Ethnic Armenian forces were forced to relinquish up to 2,000 hectares of territory to Azeri forces as a result of the fighting. Many opposition parties in Armenia blame Sargsyan for having done little to shore up the Armenian defenses along the contact line or order a counter-offensive before agreeing to a new ceasefire.

The fact that all of the gunmen inside of the police station are Karabakh War veterans has played well with the Armenian public, most of who sympathize with their stridently anti-government sentiments and sharp criticism of Sargsyan over the situation in Nagorno-Karabakh.

Yerevan’s police force had already broken up a gathering of opposition members on the city’s central Freedom Square and detained up to 400 people on Monday night.
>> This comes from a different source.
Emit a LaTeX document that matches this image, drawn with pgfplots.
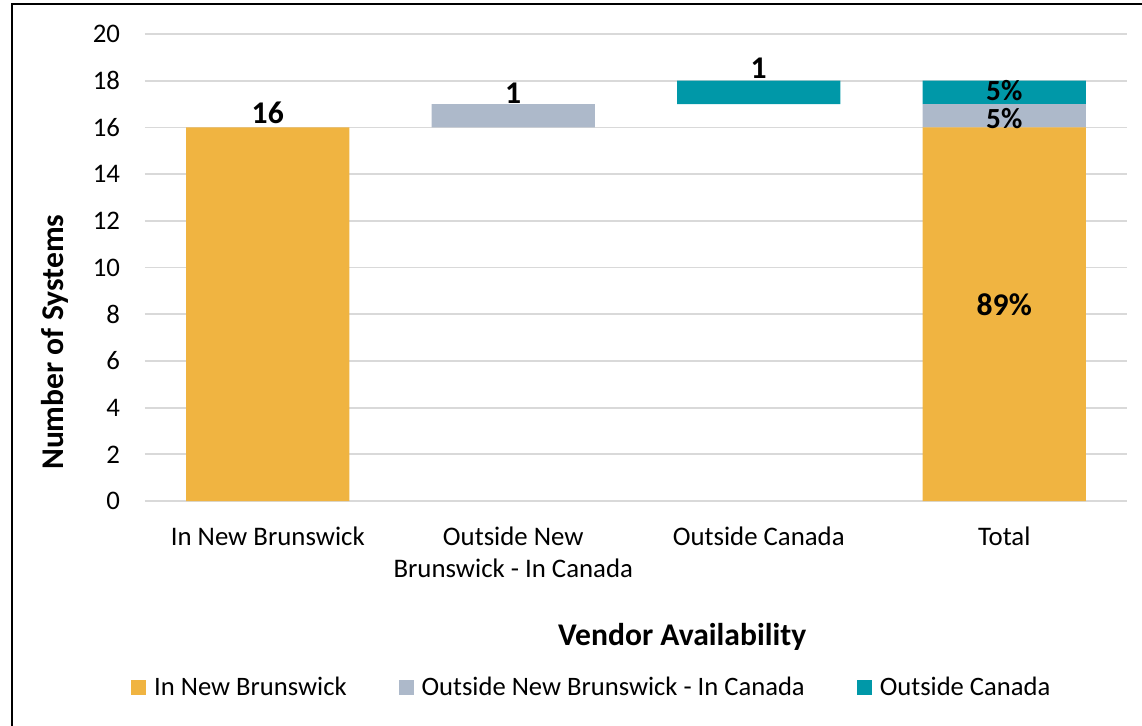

Armenia’s human rights ombudsman later confirmed that 50 people had been arrested for publicly demonstrating for the armed group.

The tense situation in the Armenian capital caught the attention of both Russia – Armenia’s closest ally – and the US.

Speaking to state-run news agency RIA Novosti on Monday, Russian President Vladimir Putin’s spokesman Dmitry Peskov said, ”The emergence of this type of unrest so near our borders causes great concern. It certainly makes us monitor the situation closely.”

A spokesperson for the US State Department said the White House strongly condemns the attack but urged Armenian authorities to show restraint when dealing with the gunmen.